(Source records)
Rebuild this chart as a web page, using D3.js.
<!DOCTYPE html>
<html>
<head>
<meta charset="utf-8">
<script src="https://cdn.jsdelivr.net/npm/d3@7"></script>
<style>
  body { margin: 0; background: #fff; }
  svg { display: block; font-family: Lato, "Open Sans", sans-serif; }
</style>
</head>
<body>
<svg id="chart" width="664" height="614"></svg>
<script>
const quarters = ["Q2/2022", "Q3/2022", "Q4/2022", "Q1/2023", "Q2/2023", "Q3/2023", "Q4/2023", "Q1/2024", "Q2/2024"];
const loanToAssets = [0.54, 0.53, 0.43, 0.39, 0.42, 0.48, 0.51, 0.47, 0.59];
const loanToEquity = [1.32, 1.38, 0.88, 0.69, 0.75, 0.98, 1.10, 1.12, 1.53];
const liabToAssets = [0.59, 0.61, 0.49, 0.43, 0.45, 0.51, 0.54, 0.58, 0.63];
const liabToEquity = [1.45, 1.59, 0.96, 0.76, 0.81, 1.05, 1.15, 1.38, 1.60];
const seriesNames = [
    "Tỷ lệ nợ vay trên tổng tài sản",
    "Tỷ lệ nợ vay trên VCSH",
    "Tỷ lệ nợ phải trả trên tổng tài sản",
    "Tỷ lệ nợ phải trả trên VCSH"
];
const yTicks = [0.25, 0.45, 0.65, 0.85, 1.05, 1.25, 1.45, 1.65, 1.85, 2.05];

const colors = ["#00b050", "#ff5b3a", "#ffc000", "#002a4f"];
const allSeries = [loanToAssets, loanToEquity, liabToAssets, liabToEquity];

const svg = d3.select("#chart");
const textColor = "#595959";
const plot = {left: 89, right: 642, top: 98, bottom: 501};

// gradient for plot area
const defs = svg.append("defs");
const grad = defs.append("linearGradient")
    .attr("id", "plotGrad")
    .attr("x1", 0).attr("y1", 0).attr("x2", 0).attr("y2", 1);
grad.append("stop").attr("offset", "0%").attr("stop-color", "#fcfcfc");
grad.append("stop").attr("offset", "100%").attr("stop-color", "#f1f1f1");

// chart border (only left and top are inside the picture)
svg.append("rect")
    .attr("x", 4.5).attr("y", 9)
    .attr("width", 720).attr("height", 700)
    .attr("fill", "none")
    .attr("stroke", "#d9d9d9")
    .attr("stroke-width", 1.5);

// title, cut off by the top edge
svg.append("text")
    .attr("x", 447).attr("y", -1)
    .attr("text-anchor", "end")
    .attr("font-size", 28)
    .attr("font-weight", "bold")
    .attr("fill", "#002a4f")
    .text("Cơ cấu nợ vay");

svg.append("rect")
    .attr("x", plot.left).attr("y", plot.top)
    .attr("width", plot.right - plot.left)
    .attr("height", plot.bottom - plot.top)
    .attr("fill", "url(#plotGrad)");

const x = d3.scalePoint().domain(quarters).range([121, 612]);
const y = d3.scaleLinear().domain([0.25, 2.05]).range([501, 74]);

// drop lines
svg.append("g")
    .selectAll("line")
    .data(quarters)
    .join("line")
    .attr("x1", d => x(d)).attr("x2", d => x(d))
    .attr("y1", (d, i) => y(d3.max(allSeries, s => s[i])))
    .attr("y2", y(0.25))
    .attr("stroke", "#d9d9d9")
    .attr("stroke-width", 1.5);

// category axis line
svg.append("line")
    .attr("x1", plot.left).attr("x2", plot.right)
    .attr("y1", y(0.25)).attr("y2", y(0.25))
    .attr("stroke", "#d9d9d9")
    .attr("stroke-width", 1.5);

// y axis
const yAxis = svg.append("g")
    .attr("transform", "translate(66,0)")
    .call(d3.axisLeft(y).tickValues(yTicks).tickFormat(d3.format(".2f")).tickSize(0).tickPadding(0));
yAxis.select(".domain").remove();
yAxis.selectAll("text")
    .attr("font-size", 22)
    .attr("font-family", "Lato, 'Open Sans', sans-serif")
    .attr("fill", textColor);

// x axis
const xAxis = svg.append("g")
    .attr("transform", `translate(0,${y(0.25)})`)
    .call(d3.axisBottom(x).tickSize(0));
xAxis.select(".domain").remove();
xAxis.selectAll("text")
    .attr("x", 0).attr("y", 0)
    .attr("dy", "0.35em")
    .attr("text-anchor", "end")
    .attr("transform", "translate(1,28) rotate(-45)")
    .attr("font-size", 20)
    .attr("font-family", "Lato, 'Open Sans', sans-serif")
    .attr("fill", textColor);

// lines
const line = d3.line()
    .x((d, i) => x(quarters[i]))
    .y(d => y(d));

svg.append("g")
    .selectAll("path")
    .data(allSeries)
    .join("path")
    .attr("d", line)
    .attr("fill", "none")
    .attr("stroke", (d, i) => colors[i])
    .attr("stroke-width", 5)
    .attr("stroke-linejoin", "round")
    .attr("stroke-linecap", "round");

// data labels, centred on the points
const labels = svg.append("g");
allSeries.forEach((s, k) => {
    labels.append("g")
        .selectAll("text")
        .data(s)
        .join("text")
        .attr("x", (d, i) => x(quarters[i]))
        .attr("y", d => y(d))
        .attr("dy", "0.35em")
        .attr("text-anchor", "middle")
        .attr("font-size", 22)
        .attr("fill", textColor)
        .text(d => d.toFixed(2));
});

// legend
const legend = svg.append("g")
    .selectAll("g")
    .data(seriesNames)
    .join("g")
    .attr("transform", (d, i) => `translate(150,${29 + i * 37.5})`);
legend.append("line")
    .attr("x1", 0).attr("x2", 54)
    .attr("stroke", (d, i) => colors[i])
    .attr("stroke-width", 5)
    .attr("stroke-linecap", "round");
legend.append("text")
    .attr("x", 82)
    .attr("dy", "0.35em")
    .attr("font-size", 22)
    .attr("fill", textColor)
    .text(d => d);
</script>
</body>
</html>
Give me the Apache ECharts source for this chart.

= What to do =
Reproduce every line above without error.

= Result for this exercise =
Rebuild this chart as a web page, using D3.js.
<!DOCTYPE html>
<html>
<head>
<meta charset="utf-8">
<script src="https://cdn.jsdelivr.net/npm/d3@7"></script>
<style>
  body { margin: 0; background: #fff; }
  svg { display: block; font-family: Lato, "Open Sans", sans-serif; }
</style>
</head>
<body>
<svg id="chart" width="664" height="614"></svg>
<script>
const quarters = ["Q2/2022", "Q3/2022", "Q4/2022", "Q1/2023", "Q2/2023", "Q3/2023", "Q4/2023", "Q1/2024", "Q2/2024"];
const loanToAssets = [0.54, 0.53, 0.43, 0.39, 0.42, 0.48, 0.51, 0.47, 0.59];
const loanToEquity = [1.32, 1.38, 0.88, 0.69, 0.75, 0.98, 1.10, 1.12, 1.53];
const liabToAssets = [0.59, 0.61, 0.49, 0.43, 0.45, 0.51, 0.54, 0.58, 0.63];
const liabToEquity = [1.45, 1.59, 0.96, 0.76, 0.81, 1.05, 1.15, 1.38, 1.60];
const seriesNames = [
    "Tỷ lệ nợ vay trên tổng tài sản",
    "Tỷ lệ nợ vay trên VCSH",
    "Tỷ lệ nợ phải trả trên tổng tài sản",
    "Tỷ lệ nợ phải trả trên VCSH"
];
const yTicks = [0.25, 0.45, 0.65, 0.85, 1.05, 1.25, 1.45, 1.65, 1.85, 2.05];

const colors = ["#00b050", "#ff5b3a", "#ffc000", "#002a4f"];
const allSeries = [loanToAssets, loanToEquity, liabToAssets, liabToEquity];

const svg = d3.select("#chart");
const textColor = "#595959";
const plot = {left: 89, right: 642, top: 98, bottom: 501};

// gradient for plot area
const defs = svg.append("defs");
const grad = defs.append("linearGradient")
    .attr("id", "plotGrad")
    .attr("x1", 0).attr("y1", 0).attr("x2", 0).attr("y2", 1);
grad.append("stop").attr("offset", "0%").attr("stop-color", "#fcfcfc");
grad.append("stop").attr("offset", "100%").attr("stop-color", "#f1f1f1");

// chart border (only left and top are inside the picture)
svg.append("rect")
    .attr("x", 4.5).attr("y", 9)
    .attr("width", 720).attr("height", 700)
    .attr("fill", "none")
    .attr("stroke", "#d9d9d9")
    .attr("stroke-width", 1.5);

// title, cut off by the top edge
svg.append("text")
    .attr("x", 447).attr("y", -1)
    .attr("text-anchor", "end")
    .attr("font-size", 28)
    .attr("font-weight", "bold")
    .attr("fill", "#002a4f")
    .text("Cơ cấu nợ vay");

svg.append("rect")
    .attr("x", plot.left).attr("y", plot.top)
    .attr("width", plot.right - plot.left)
    .attr("height", plot.bottom - plot.top)
    .attr("fill", "url(#plotGrad)");

const x = d3.scalePoint().domain(quarters).range([121, 612]);
const y = d3.scaleLinear().domain([0.25, 2.05]).range([501, 74]);

// drop lines
svg.append("g")
    .selectAll("line")
    .data(quarters)
    .join("line")
    .attr("x1", d => x(d)).attr("x2", d => x(d))
    .attr("y1", (d, i) => y(d3.max(allSeries, s => s[i])))
    .attr("y2", y(0.25))
    .attr("stroke", "#d9d9d9")
    .attr("stroke-width", 1.5);

// category axis line
svg.append("line")
    .attr("x1", plot.left).attr("x2", plot.right)
    .attr("y1", y(0.25)).attr("y2", y(0.25))
    .attr("stroke", "#d9d9d9")
    .attr("stroke-width", 1.5);

// y axis
const yAxis = svg.append("g")
    .attr("transform", "translate(66,0)")
    .call(d3.axisLeft(y).tickValues(yTicks).tickFormat(d3.format(".2f")).tickSize(0).tickPadding(0));
yAxis.select(".domain").remove();
yAxis.selectAll("text")
    .attr("font-size", 22)
    .attr("font-family", "Lato, 'Open Sans', sans-serif")
    .attr("fill", textColor);

// x axis
const xAxis = svg.append("g")
    .attr("transform", `translate(0,${y(0.25)})`)
    .call(d3.axisBottom(x).tickSize(0));
xAxis.select(".domain").remove();
xAxis.selectAll("text")
    .attr("x", 0).attr("y", 0)
    .attr("dy", "0.35em")
    .attr("text-anchor", "end")
    .attr("transform", "translate(1,28) rotate(-45)")
    .attr("font-size", 20)
    .attr("font-family", "Lato, 'Open Sans', sans-serif")
    .attr("fill", textColor);

// lines
const line = d3.line()
    .x((d, i) => x(quarters[i]))
    .y(d => y(d));

svg.append("g")
    .selectAll("path")
    .data(allSeries)
    .join("path")
    .attr("d", line)
    .attr("fill", "none")
    .attr("stroke", (d, i) => colors[i])
    .attr("stroke-width", 5)
    .attr("stroke-linejoin", "round")
    .attr("stroke-linecap", "round");

// data labels, centred on the points
const labels = svg.append("g");
allSeries.forEach((s, k) => {
    labels.append("g")
        .selectAll("text")
        .data(s)
        .join("text")
        .attr("x", (d, i) => x(quarters[i]))
        .attr("y", d => y(d))
        .attr("dy", "0.35em")
        .attr("text-anchor", "middle")
        .attr("font-size", 22)
        .attr("fill", textColor)
        .text(d => d.toFixed(2));
});

// legend
const legend = svg.append("g")
    .selectAll("g")
    .data(seriesNames)
    .join("g")
    .attr("transform", (d, i) => `translate(150,${29 + i * 37.5})`);
legend.append("line")
    .attr("x1", 0).attr("x2", 54)
    .attr("stroke", (d, i) => colors[i])
    .attr("stroke-width", 5)
    .attr("stroke-linecap", "round");
legend.append("text")
    .attr("x", 82)
    .attr("dy", "0.35em")
    .attr("font-size", 22)
    .attr("fill", textColor)
    .text(d => d);
</script>
</body>
</html>
Give me the Apache ECharts source for this chart.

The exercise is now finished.